A recent Gallup poll has clearly indicated a surprising dynamic regarding what Americans are currently thinking about domestic labor unions. The poll shows that the percentage of respondents who would like to see union influence increase has jumped upward to approximately 35% over just the last three years. Strangely though, only 22% of respondents actually believe that unions will become stronger, 30% believe union strength shall stay the same, and 41% believe that unions shall become weaker. What this is telling me is that labor unions are losing some power and effectiveness. I say this reality presents a tremendous challenge to today's union leadership.
However, we all know that on the corporate side, labor unions have played the game out. The National Labor Relations Board has overseen the regulation of labor conditions to the point that unions have largely lost the need to directly preside over the work environment. Additionally, when it comes down to bottom line economics, meaning the overhead costs of maintaining a work force, times have changed. Now, when unions pressure for increased pay and benefits, corporations are simply closing up shop and moving elsewhere. Alternatively, they are entering into bankruptcy, stripping down their entire labor structures, and starting over - while leaving former union backed workers out in the cold. This isn't an evil being perpetrated by corporate America. It's a problem which is rooted in a lack of common sense, vision, and proper direction on the part of labor's top leadership. It's simply a reality of doing business in the modern world. How shall labor unions seek to change it?

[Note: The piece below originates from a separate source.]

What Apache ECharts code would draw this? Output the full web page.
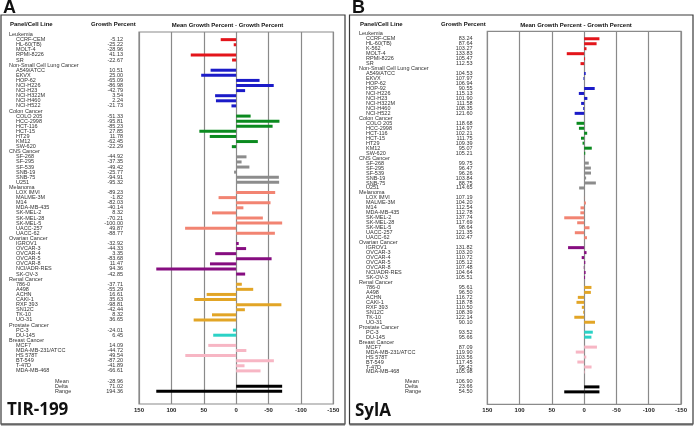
<!DOCTYPE html>
<html>
<head>
    <meta charset="utf-8">
    <title>TIR-199 / SylA mean graph</title>
    <script src="https://cdn.jsdelivr.net/npm/echarts@6/dist/echarts.min.js"></script>
    <style>
        html, body { margin: 0; padding: 0; background: #fff; }
        #main { width: 696px; height: 427px; }
    </style>
</head>
<body>

<div id="main"></div>

<script type="text/javascript">

    // panels (tumour types), same order in both graphs
    var panels = ['Leukemia', 'Non-Small Cell Lung Cancer', 'Colon Cancer', 'CNS Cancer', 'Melanoma',
        'Ovarian Cancer', 'Renal Cancer', 'Prostate Cancer', 'Breast Cancer'];

    // A: TIR-199
    var cellsA = [
        ['CCRF-CEM', 'HL-60(TB)', 'MOLT-4', 'RPMI-8226', 'SR'],
        ['A549/ATCC', 'EKVX', 'HOP-62', 'NCI-H226', 'NCI-H23', 'NCI-H322M', 'NCI-H460', 'NCI-H522'],
        ['COLO 205', 'HCC-2998', 'HCT-116', 'HCT-15', 'HT29', 'KM12', 'SW-620'],
        ['SF-268', 'SF-295', 'SF-539', 'SNB-19', 'SNB-75', 'U251'],
        ['LOX IMVI', 'MALME-3M', 'M14', 'MDA-MB-435', 'SK-MEL-2', 'SK-MEL-28', 'SK-MEL-5', 'UACC-257', 'UACC-62'],
        ['IGROV1', 'OVCAR-3', 'OVCAR-4', 'OVCAR-5', 'OVCAR-8', 'NCI/ADR-RES', 'SK-OV-3'],
        ['786-0', 'A498', 'ACHN', 'CAKI-1', 'RXF 393', 'SN12C', 'TK-10', 'UO-31'],
        ['PC-3', 'DU-145'],
        ['MCF7', 'MDA-MB-231/ATCC', 'HS 578T', 'BT-549', 'T-47D', 'MDA-MB-468']
    ];
    var growthA = [
        [-5.12, -25.22, -28.96, 41.13, -22.67],
        [10.51, 25.00, -65.09, -86.98, -42.79, 3.54, 2.24, -21.73],
        [-51.33, -95.81, -85.23, 27.85, 11.78, -62.45, -22.29],
        [-44.92, -37.35, -49.42, -25.77, -94.91, -95.32],
        [-89.23, -1.82, -82.03, -40.14, 8.32, -70.21, -100.00, 49.87, -88.77],
        [-32.92, -44.33, 3.35, -83.68, 11.47, 94.36, -42.85],
        [-37.71, -55.29, 16.61, 35.63, -98.81, -42.44, 8.32, 36.65],
        [-24.01, 6.45],
        [14.09, -44.72, 49.54, -87.20, -41.89, -66.61]
    ];
    var summaryA = [-28.96, 71.02, 194.36];   // mean, delta, range

    // B: SylA
    var cellsB = [
        ['CCRF-CEM', 'HL-60(TB)', 'K-562', 'MOLT-4', 'RPMI-8226', 'SR'],
        ['A549/ATCC', 'EKVX', 'HOP-62', 'HOP-92', 'NCI-H226', 'NCI-H23', 'NCI-H322M', 'NCI-H460', 'NCI-H522'],
        ['COLO 205', 'HCC-2998', 'HCT-116', 'HCT-15', 'HT29', 'KM12', 'SW-620'],
        ['SF-268', 'SF-295', 'SF-539', 'SNB-19', 'SNB-75', 'U251'],
        ['LOX IMVI', 'MALME-3M', 'M14', 'MDA-MB-435', 'SK-MEL-2', 'SK-MEL-28', 'SK-MEL-5', 'UACC-257', 'UACC-62'],
        ['IGROV1', 'OVCAR-3', 'OVCAR-4', 'OVCAR-5', 'OVCAR-8', 'NCI/ADR-RES', 'SK-OV-3'],
        ['786-0', 'A498', 'ACHN', 'CAKI-1', 'RXF 393', 'SN12C', 'TK-10', 'UO-31'],
        ['PC-3', 'DU-145'],
        ['MCF7', 'MDA-MB-231/ATCC', 'HS 578T', 'BT-549', 'T-47D', 'MDA-MB-468']
    ];
    var growthB = [
        [83.24, 87.64, 103.27, 133.83, 105.47, 112.53],
        [104.53, 107.97, 106.94, 90.55, 115.13, 101.90, 111.58, 108.35, 121.60],
        [118.68, 114.97, 102.21, 111.75, 109.39, 95.07, 105.21],
        [99.75, 96.47, 96.26, 103.84, 88.75, 114.65],
        [107.19, 104.20, 112.54, 112.78, 137.74, 117.69, 98.64, 121.35, 102.47],
        [131.82, 103.20, 110.72, 105.12, 107.48, 104.64, 105.51],
        [95.61, 96.50, 116.72, 118.78, 110.50, 108.39, 122.14, 90.10],
        [93.52, 95.66],
        [87.09, 119.90, 103.56, 117.45, 95.42, 105.98]
    ];
    var summaryB = [106.90, 23.66, 54.50];

    var summaryNames = ['Mean', 'Delta', 'Range'];

    var panelColors = ['#e3151b', '#1b1bc8', '#0b8a1f', '#8c8c8c', '#f28472',
        '#860d80', '#e2a526', '#2bd2c6', '#f7b6c4'];

    var FONT = '"Liberation Sans", Arial, sans-serif';

    // rows: panel header, its cells ..., blank, Mean, Delta, Range, 2 blanks
    function buildRows(cells, growth, summary) {
        var mean = summary[0], delta = summary[1], range = summary[2];
        var rows = {keys: [], names: [], values: [], bars: [], extra: []};

        function push(name, value, bar, extra) {
            rows.keys.push('r' + rows.keys.length);
            rows.names.push(name);
            rows.values.push(value);
            rows.bars.push(bar);
            rows.extra.push(extra);
        }

        cells.forEach(function (list, g) {
            push('{h|' + panels[g] + '}', '', '-', '-');
            list.forEach(function (c, i) {
                var v = growth[g][i];
                push('{i| }{c|' + c + '}', v.toFixed(2),
                    {value: +(v - mean).toFixed(2), itemStyle: {color: panelColors[g]}}, '-');
            });
        });
        push('', '', '-', '-');
        push('{s| }{c|' + summaryNames[0] + '}', mean.toFixed(2), '-', '-');
        push('{s| }{c|' + summaryNames[1] + '}', delta.toFixed(2),
            {value: -delta, itemStyle: {color: '#000'}}, '-');
        push('{s| }{c|' + summaryNames[2] + '}', range.toFixed(2),
            {value: +(range - delta).toFixed(2), itemStyle: {color: '#000'}}, -delta);
        push('', '', '-', '-');
        push('', '', '-', '-');
        return rows;
    }

    var rowsA = buildRows(cellsA, growthA, summaryA);
    var rowsB = buildRows(cellsB, growthB, summaryB);

    function xAxisFor(gridIndex) {
        return {
            gridIndex: gridIndex,
            type: 'value',
            min: -150,
            max: 150,
            interval: 50,
            inverse: true,
            axisLine: {show: false},
            axisTick: {show: false},
            axisLabel: {fontSize: 6, fontWeight: 'bold', color: '#222', margin: 3, fontFamily: FONT},
            splitLine: {lineStyle: {color: '#8a8a8a', width: 1.2}}
        };
    }

    function nameAxis(gridIndex, rows, margin) {
        return {
            gridIndex: gridIndex,
            type: 'category',
            position: 'left',
            inverse: true,
            data: rows.keys,
            axisLine: {show: false},
            axisTick: {show: false},
            splitLine: {show: false},
            axisLabel: {
                interval: 0,
                align: 'left',
                margin: margin,
                fontSize: 5.5,
                color: '#333',
                fontFamily: FONT,
                formatter: function (val, idx) {
                    return rows.names[idx];
                },
                rich: {
                    h: {fontSize: 5.5, color: '#333', fontFamily: FONT},
                    c: {fontSize: 5.5, color: '#333', fontFamily: FONT},
                    i: {width: 7},
                    s: {width: 46}
                }
            }
        };
    }

    function valueAxis(gridIndex, rows, margin) {
        return {
            gridIndex: gridIndex,
            type: 'category',
            position: 'left',
            inverse: true,
            data: rows.keys,
            axisLine: {show: false},
            axisTick: {show: false},
            splitLine: {show: false},
            axisLabel: {
                interval: 0,
                align: 'right',
                margin: margin,
                fontSize: 5.5,
                color: '#333',
                fontFamily: FONT,
                formatter: function (val, idx) {
                    return rows.values[idx];
                }
            }
        };
    }

    function barSeries(xIdx, yIdx, data, stack) {
        return {
            type: 'bar',
            xAxisIndex: xIdx,
            yAxisIndex: yIdx,
            stack: stack,
            barWidth: 3,
            data: data,
            itemStyle: {color: '#000'},
            silent: true
        };
    }

    function headerText(x, y, text, align) {
        return {
            type: 'text',
            silent: true,
            style: {
                text: text, x: x, y: y, align: align || 'left', verticalAlign: 'middle',
                fontSize: 6, fontWeight: 'bold', fontFamily: FONT, fill: '#111'
            }
        };
    }

    function bigText(x, y, text, size, family) {
        return {
            type: 'text',
            silent: true,
            style: {
                text: text, x: x, y: y, align: 'left', verticalAlign: 'middle',
                fontSize: size, fontWeight: 'bold', fontFamily: family, fill: '#111'
            }
        };
    }

    var myChart = echarts.init(document.getElementById('main'), null, {renderer: 'canvas'});

    var option = {
        animation: false,
        backgroundColor: '#fff',
        grid: [
            {left: 139, top: 32, width: 194.3, height: 372, show: true, borderColor: '#8a8a8a', borderWidth: 1.2},
            {left: 487.3, top: 31.3, width: 193.7, height: 373, show: true, borderColor: '#8a8a8a', borderWidth: 1.2}
        ],
        xAxis: [xAxisFor(0), xAxisFor(1)],
        yAxis: [
            nameAxis(0, rowsA, 130),
            valueAxis(0, rowsA, 16),
            nameAxis(1, rowsB, 128.3),
            valueAxis(1, rowsB, 14.8)
        ],
        series: [
            barSeries(0, 0, rowsA.bars, 'a'),
            barSeries(0, 0, rowsA.extra, 'a'),
            barSeries(1, 2, rowsB.bars, 'b'),
            barSeries(1, 2, rowsB.extra, 'b')
        ],
        graphic: [
            // panel frames
            {type: 'rect', silent: true, shape: {x: 1, y: 15, width: 344, height: 409},
                style: {fill: 'none', stroke: '#3a3a3a', lineWidth: 1.2}},
            {type: 'rect', silent: true, shape: {x: 349.5, y: 15, width: 343.5, height: 409},
                style: {fill: 'none', stroke: '#3a3a3a', lineWidth: 1.2}},
            {type: 'line', silent: true, shape: {x1: 1, y1: 424.5, x2: 345, y2: 424.5},
                style: {stroke: '#666', lineWidth: 2.2}},
            {type: 'line', silent: true, shape: {x1: 349.5, y1: 424.5, x2: 693, y2: 424.5},
                style: {stroke: '#666', lineWidth: 2.2}},

            bigText(3, 8, 'A', 18, FONT),
            bigText(352, 8, 'B', 18, FONT),
            bigText(7, 410.5, 'TIR-199', 17, '"Open Sans", ' + FONT),
            bigText(355, 411, 'SylA', 17, '"Open Sans", ' + FONT),

            headerText(10, 24.5, 'Panel/Cell Line'),
            headerText(91, 24.5, 'Growth Percent'),
            headerText(227.5, 25, 'Mean Growth Percent - Growth Percent', 'center'),
            headerText(360, 24.5, 'Panel/Cell Line'),
            headerText(441, 24.5, 'Growth Percent'),
            headerText(576, 25, 'Mean Growth Percent - Growth Percent', 'center')
        ]
    };

    myChart.setOption(option);

</script>
</body>
</html>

It's time for America's labor unions to put the real pressure where it actually belongs. That means a few dogs are going to have to bite the hands which have fed them for so long. Today's labor unions need to demand a level playing field from our government. Those unions need to hold developing industrial nations accountable. They need to force the issue against one sided trade agreements. They must instigate competition among insurance carriers and medical service providers. They should intervene in excessively restrictive environmental legislation efforts. They must assist in fast tracking the technologies which shall keep their members working to build the next generation of our American economy. Modern labor unions need to adjust where they target their power base.
I have been told that I'm anti-union. I maintain that is just not the case. I believe that a majority of unions are helpful and responsible agencies. However, what I do stand against are bad unions. To me, a bad union is one which serves only itself and it's members without meaningful regard for the total picture. I hold up the United Auto Workers as one reliable example of that principle. The UAW leaders have effectively held this country hostage for decades. Now, we're paying the price for allowing that to happen.
America's labor unions have a grand and enviable history. However, they have rested upon the glory of past successes for far too long. It's a new age today, but our domestic labor unions are still mired in a 1970s mindset. I admit that many labor unions have done a lot for America, but if you'll please allow me to bend a cliche: what have the labor unions done for us lately as a nation -- and what will they do for us tomorrow?